Wauwatosa Schools Superintendent Phil Ertl estimates enrollment at the Wauwatosa STEM Elementary School at 140 students for next year, and said he doesn't foresee attendance growing beyond that.
Similarly, the Longfellow and Whitman middle school Science, Technology, Engineering and Math programs are not likely to grow in the future, he said. Each school has between 80 and 90 students in its STEM programs.
The STEM offerings in the Wauwatosa schools regularly attract more students than can be accepted. At WSTEM, 144 students applied for 44 openings at the beginning of this school year, and one parent, frustrated that her child wasn't accepted to the Longfellow STEM program, said 30 students were accepted, and 50 didn't get in.
Where they want to be
Ertl said this week that the district uses a random drawing to determine who gets a place in the STEM programs. STEM programming emphasizes science, technology, engineering and math.
"We went into this starting out with the intention of having one section per grade level, and I don't anticipate that that will be getting bigger," Ertl said, referring to the middle school programs. "When it comes to STEM, the idea is that all students get it throughout the regular curriculum, and we continue to work toward that."
"It's weaved in throughout the curriculum," he said. "And there's even a sixth-grade class, options in seventh grade, even at the high school there's opportunities for a lot of STEM-related course work."
Half and half
The WSTEM school, at the elementary level, is housed in the Wilson Elementary School building.
"We started, I believe, seven years ago, and it was intended to get exactly where we'll be next year, where half the school is STEM — WSTEM — and the other half is Wilson. That's exactly where we wanted to be with it."
Ertl said not everyone is enamoured with STEM education.
"There's two sides to it, too, and you would have to look at the argument against it. While I've always been supportive of programs like this, there's people that feel pretty strongly that those shouldn't exist, because it becomes exclusive, then, the haves and have-nots."
Resources and demand
Better to have too many students applying than too few, he said.

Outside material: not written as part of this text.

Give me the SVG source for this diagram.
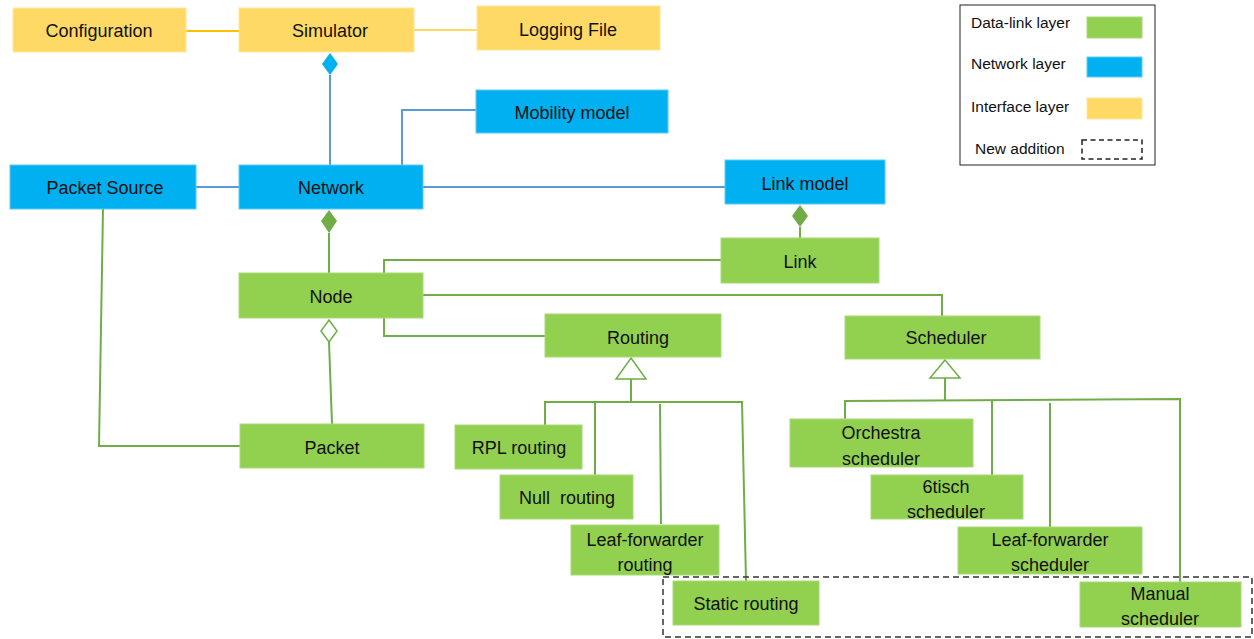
<svg xmlns="http://www.w3.org/2000/svg" width="1254" height="639" viewBox="0 0 1254 639">
  <style>
    text { font-family: "Liberation Sans", Arial, sans-serif; font-size: 18px; fill: #111; text-anchor: middle; }
    .leg { font-size: 15.5px; text-anchor: start; }
    .dl { fill: #92D050; stroke: #A9DA78; stroke-width: 1; }
    .nw { fill: #00B0F0; stroke: #5CCBF3; stroke-width: 1; }
    .if { fill: #FFD966; stroke: #FFE699; stroke-width: 1; }
    .g { stroke: #70AD47; stroke-width: 2; fill: none; }
    .b { stroke: #5B9BD5; stroke-width: 2; fill: none; }
    .dash { fill: none; stroke: #333; stroke-width: 1.5; stroke-dasharray: 6 4; }
  </style>

  <!-- connectors -->
  <g id="connectors">
    <line x1="186" y1="31" x2="239" y2="31" stroke="#FFC000" stroke-width="2"/>
    <line x1="414" y1="30" x2="477" y2="30" stroke="#FFD966" stroke-width="2"/>
    <!-- Simulator composed of Network -->
    <polygon points="330,53 338,64 330,75 322,64" fill="#00B0F0"/>
    <line class="b" x1="330" y1="75" x2="330" y2="165"/>
    <polyline class="b" points="402,165 402,110 476,110"/>
    <line class="b" x1="196" y1="187" x2="239" y2="187"/>
    <line class="b" x1="423" y1="187" x2="725" y2="187"/>
    <!-- Link model composed of Link -->
    <polygon points="800,205 808,216 800,227 792,216" fill="#70AD47"/>
    <line class="g" x1="800" y1="227" x2="800" y2="238"/>
    <!-- Network composed of Node -->
    <polygon points="329,210 337,221 329,233 321,221" fill="#70AD47"/>
    <line class="g" x1="329" y1="233" x2="329" y2="273"/>
    <polyline class="g" points="721,260 384,260 384,273"/>
    <polyline class="g" points="423,295 942,295 942,316"/>
    <polyline class="g" points="384,318 384,336 545,336"/>
    <!-- Node aggregates Packet -->
    <polygon points="329,320 337,331 329,342 321,331" fill="#fff" stroke="#70AD47" stroke-width="1.5"/>
    <line class="g" x1="329" y1="342" x2="332" y2="424"/>
    <polyline class="g" points="103,209 99,446 240,446"/>
    <!-- Routing generalization -->
    <polygon points="631,358 646,379 616,379" fill="#fff" stroke="#70AD47" stroke-width="1.5"/>
    <line class="g" x1="631" y1="379" x2="631" y2="402"/>
    <polyline class="g" points="545,425 545,402 742,402 746,581"/>
    <line class="g" x1="595" y1="402" x2="595" y2="475"/>
    <line class="g" x1="660" y1="404" x2="661" y2="524"/>
    <!-- Scheduler generalization -->
    <polygon points="945,360 960,378 930,378" fill="#fff" stroke="#70AD47" stroke-width="1.5"/>
    <line class="g" x1="945" y1="378" x2="945" y2="401"/>
    <polyline class="g" points="845,419 845,401 1180,399 1180,582"/>
    <line class="g" x1="992" y1="401" x2="992" y2="475"/>
    <line class="g" x1="1050" y1="403" x2="1050" y2="527"/>
  </g>

  <!-- new addition frame -->
  <rect id="new-addition" class="dash" x="663" y="577" width="589" height="60"/>

  <!-- interface layer -->
  <g id="configuration"><rect class="if" x="13" y="8" width="173" height="44"/><text x="99" y="37">Configuration</text></g>
  <g id="simulator"><rect class="if" x="239" y="8" width="175" height="44"/><text x="330" y="37">Simulator</text></g>
  <g id="logging-file"><rect class="if" x="477" y="6" width="183" height="44"/><text x="568" y="36">Logging File</text></g>

  <!-- network layer -->
  <g id="mobility-model"><rect class="nw" x="476" y="90" width="192" height="43"/><text x="572" y="119">Mobility model</text></g>
  <g id="packet-source"><rect class="nw" x="10" y="165" width="186" height="44"/><text x="105" y="194">Packet Source</text></g>
  <g id="network"><rect class="nw" x="239" y="165" width="184" height="44"/><text x="331" y="194">Network</text></g>
  <g id="link-model"><rect class="nw" x="725" y="160" width="160" height="44"/><text x="805" y="190">Link model</text></g>

  <!-- data-link layer -->
  <g id="link"><rect class="dl" x="721" y="238" width="158" height="45"/><text x="800" y="268">Link</text></g>
  <g id="node"><rect class="dl" x="239" y="273" width="184" height="45"/><text x="331" y="303">Node</text></g>
  <g id="routing"><rect class="dl" x="545" y="314" width="176" height="43"/><text x="638" y="344">Routing</text></g>
  <g id="scheduler"><rect class="dl" x="845" y="316" width="195" height="43"/><text x="946" y="344">Scheduler</text></g>
  <g id="packet"><rect class="dl" x="240" y="424" width="184" height="44"/><text x="332" y="454">Packet</text></g>

  <g id="rpl-routing"><rect class="dl" x="455" y="425" width="127" height="44"/><text x="519" y="454">RPL routing</text></g>
  <g id="null-routing"><rect class="dl" x="500" y="475" width="133" height="44"/><text x="567" y="504" xml:space="preserve">Null  routing</text></g>
  <g id="leaf-forwarder-routing"><rect class="dl" x="571" y="525" width="148" height="50"/><text x="645" y="546">Leaf-forwarder</text><text x="645" y="571">routing</text></g>
  <g id="static-routing"><rect class="dl" x="673" y="581" width="146" height="44"/><text x="746" y="610">Static routing</text></g>

  <g id="orchestra-scheduler"><rect class="dl" x="790" y="419" width="183" height="48"/><text x="881" y="439">Orchestra</text><text x="881" y="465">scheduler</text></g>
  <g id="tisch-scheduler"><rect class="dl" x="871" y="475" width="152" height="44"/><text x="946" y="493">6tisch</text><text x="946" y="518">scheduler</text></g>
  <g id="leaf-forwarder-scheduler"><rect class="dl" x="958" y="527" width="184" height="47"/><text x="1050" y="546">Leaf-forwarder</text><text x="1050" y="571">scheduler</text></g>
  <g id="manual-scheduler"><rect class="dl" x="1080" y="582" width="161" height="45"/><text x="1160" y="600">Manual</text><text x="1160" y="625">scheduler</text></g>

  <!-- legend -->
  <g id="legend">
    <rect x="960" y="5" width="195" height="160" fill="#fff" stroke="#222" stroke-width="1"/>
    <text class="leg" x="971" y="28">Data-link layer</text>
    <rect class="dl" x="1087" y="17" width="55" height="21"/>
    <text class="leg" x="971" y="69">Network layer</text>
    <rect class="nw" x="1087" y="57" width="55" height="20"/>
    <text class="leg" x="971" y="112">Interface layer</text>
    <rect class="if" x="1087" y="98" width="55" height="21"/>
    <text class="leg" x="975" y="154">New addition</text>
    <rect x="1082" y="140" width="60" height="19" fill="none" stroke="#222" stroke-width="1.5" stroke-dasharray="5 3.5"/>
  </g>
</svg>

"You want to have people that want to be in the program. If you didn't have more applications than slots available, that might mean we have a problem with the program."
And, Ertl said, he doesn't want to be in a position of having overcommitted to any specific program.
It takes resources to train a STEM teacher.
"It's teaching in different ways. It's no different than any different type of programming, different type of teaching methodologies. It's really about staff development and making sure people understand what it is. "
It also requires different certifications for teachers, he said.